I’ve always had some time for David Seymour after that. Because as it turned out, sometimes a principled libertarian really is a useful sort to have around and actively engaged in our nation’s politics. A sentence the younger, and decidedly more black-and-white [in multiple shades of the term] Curwen Ares Rolinson would no doubt have been aghast at typing.
Now, I’m not bringing all that up for the purposes of point-scoring or seeking to re-open an old feud. The past is the past. Yet it can provide a usefully instructive guide to the future. To her credit, Martin did not go through with laying an HCDA complaint against me (although she obliquely and unfavourably compared me to Cameron Slater, so you win some – you lose some).

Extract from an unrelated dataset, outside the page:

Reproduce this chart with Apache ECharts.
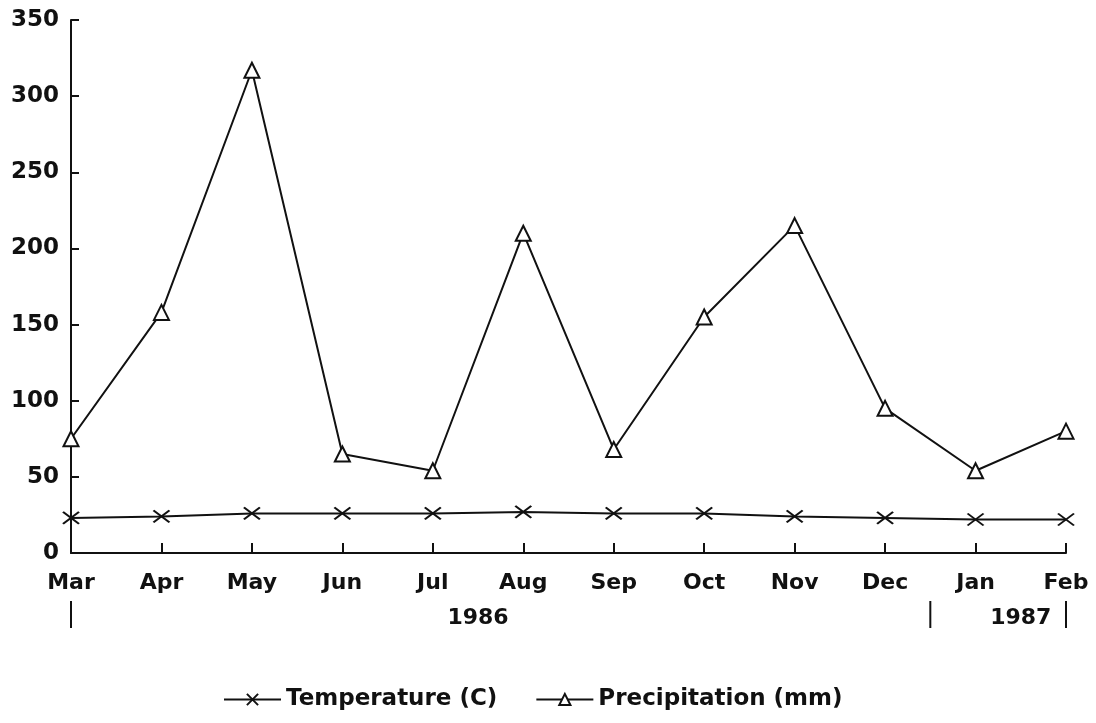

But other MPs may not necessarily have shown as much restraint. It does not take too much of a political memory to recall various instances demonstrating that this isn’t an entirely hypothetical situation. At several points, the previous National-led Government subjected journalists, and a certain errant TV cameraman, to various forms of legal pressure in pretty direct response to exposes inconvenient for them.
That, I feel, is a pretty interesting test for prospective legislation, as it happens – would we be comfortable with it in place if National were to be the one using it?
And, given it was only a few months ago that the then-Leader of the National Party was surreptitiously meeting with the head of China’s secret police … some might suggest that when it comes to this kind of legislation – the National Party may be a bit too comfortable with its prospect, already.
Nobody should be looking to build a Great Fire Wall of Aotearoa to replicate in miniature the Chinese one.
And, to be fair and sure – I’m not sure that this is what Minister Martin thinks she’s doing, either. I would certainly hope not.
But, as the example of my work being rendered inaccessible in the UK for allegedly running afoul (somehow) of their pornography-filter shows … it doesn’t necessarily matter what the politician enacting a law actually means nor intends for it to cover. Whether intentionally (by somebody) or inadvertently, these things grow. And they don’t always grow particularly rationally, either.
Best to be very sure that this is both the path, trajectory, and mechanism we want to go down before we start upon that road.
Because the risks inherent in doing this badly – are quite some “objectionable” content and conduct, indeed.